Perché il toponimo Sant’Angelo?
Chi percorre la strada che da Acri conduce a S. Demetrio C. s’imbatte in una località denominata Sant’Angelo. Diversi si saranno chiesto: – Perché di quel nome? –
Come dicevamo altra volta, nei toponimi è racchiusa parte della storia di Acri.
Va detto che il movimento Basiliano fu esteso in Acri e due monasteri, del detto ordine, erano quello di S. Adriano, ora in Comune di S. Demetrio, e S. Angelo.
In quest’ultimo monastero è ambientata, da Filippo Greco (interessante poeta poco noto, specialmente in Acri), il poemetto dal titolo: La storia di Nilo.
Il toponimo conserva e tramanda che in quel luogo sorgeva un’abazia basiliana, distrutta, poi, nel corso delle incursioni saracene.
Raffaele Capalbo dice di ritrovamenti di oggetti sacri. Ai tempi nostri il luogo dove sorgeva l’abbazia è occupato da case di nuova costruzione.
Notizie su S. Angelo e sue pertinenze le abbiamo nella divisione del demanio. Se ne porta il nome, tra l’abbazia di S. Adriano e il Comune di Acri.
Guglielmo Tocci, riguardo al feudo S. Angelo, scrive che, in un documento di re Roberto non si si sa se fosse compreso fra i beni di S. Adriano:
“se fosse in quel tempo in piedi tuttavia il Cenobio, anche di Basiliani, che ha esistito un tempo in S. Angelo indubitatamente, con un piccolo villaggio, detto Carlatia; come si rileva dal Floro e dalla Platea di S. Adriano”.
Precisiamo che quel Carlatia, toponimo così citato ne La Calabria illustrata del P. Giovanni Fiore da Cropani e nella Platea di S. Adriano, va letto Calamia.
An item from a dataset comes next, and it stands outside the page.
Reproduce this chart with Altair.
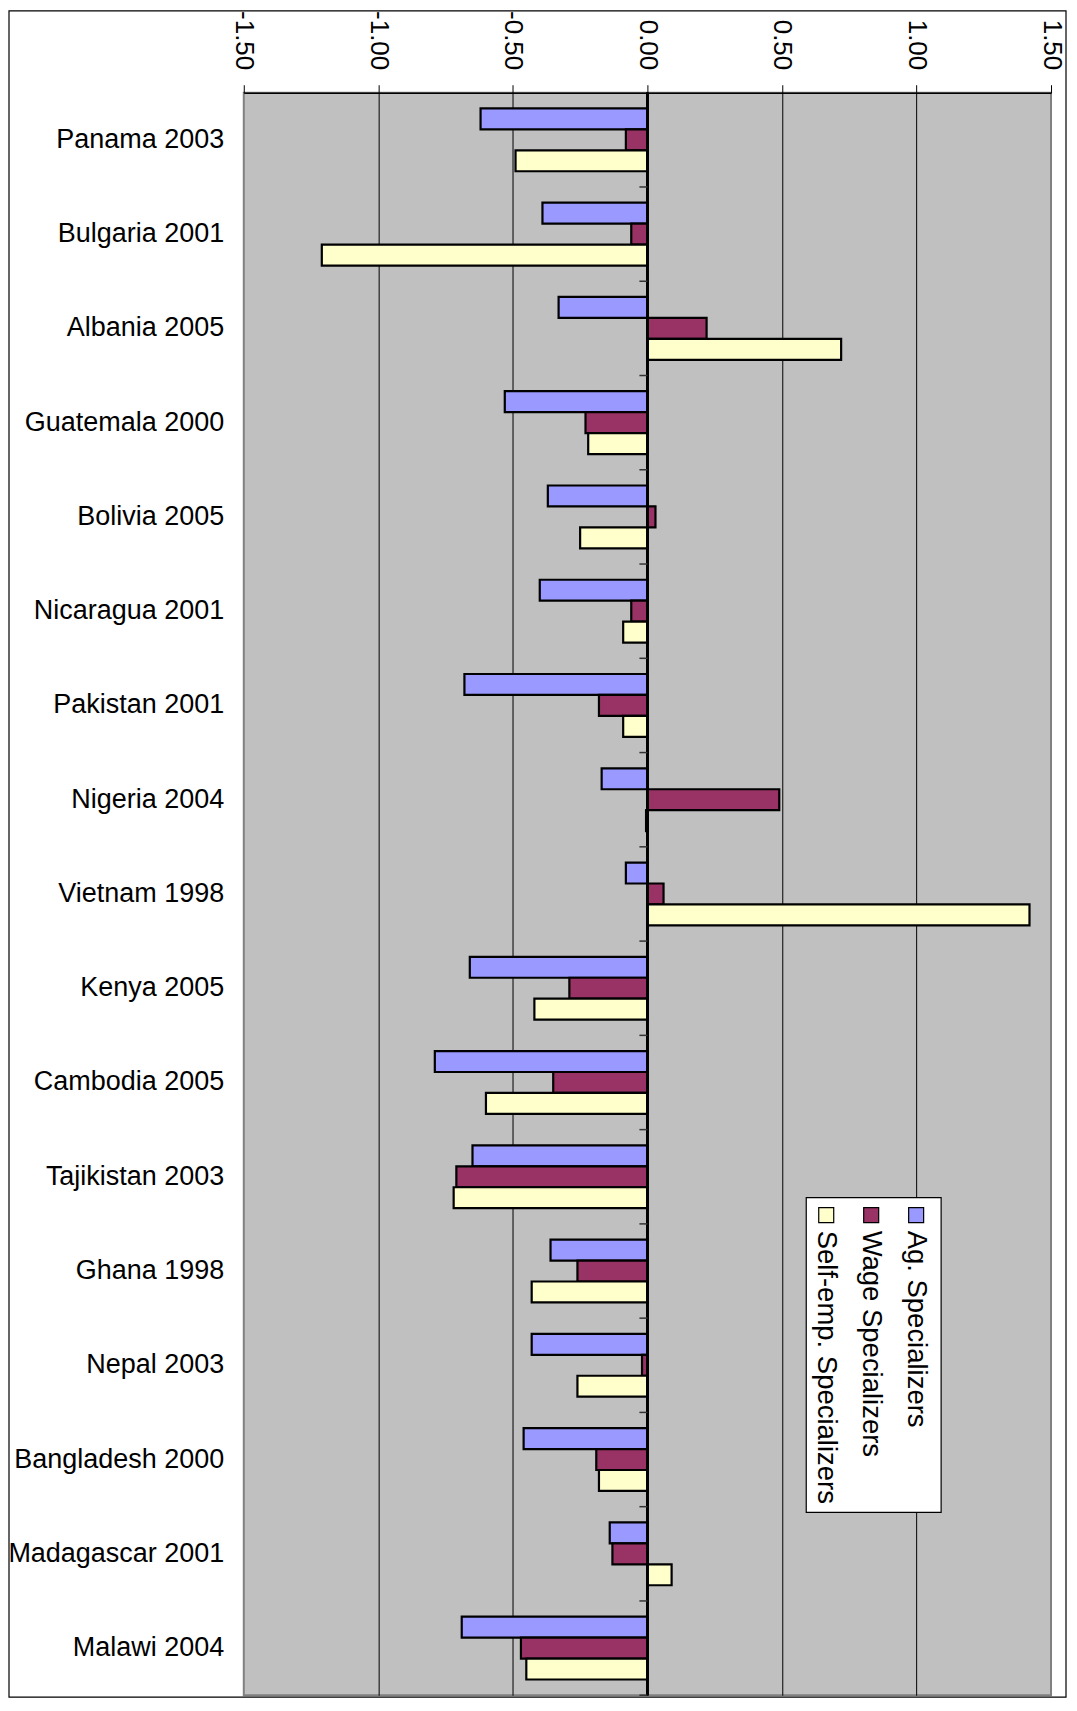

“Certo è poi che, col tempo, questo Casale – continua Tocci – si rese disabitato, e che il Cenobio dei Basiliani di S. Angelo fu aggregato coi suoi beni a quello dei Basiliani di S. Adriano”.
Nella Platea di S. Adriano e nelle grazie, concesse il 26 maggio 1628, dal card. Borghese, si legge della concessione ai Casali, che facevano capo a S. Adriano: “Che a loro sia lecito servirsi di legname morto cascato a terra, e delle frondi delle castagne di detta difesa di S. Angelo, perché questo è solito tanto per li legni morti, quanto per le frondi che bisogni a conservare li grani nelle fosse etc.”.
Nell’ultima parte si apprende un modo di conservazione dei “grani”: interramento in fosse isolate, da ogni parte con foglie di castagni e, opportunamente coperte con buono strato di terra.
Come si vede e come si è dimostrato altre volte, nei toponimi è la storia di Acri, perciò è parte importante per chi volesse scriverne la Storia.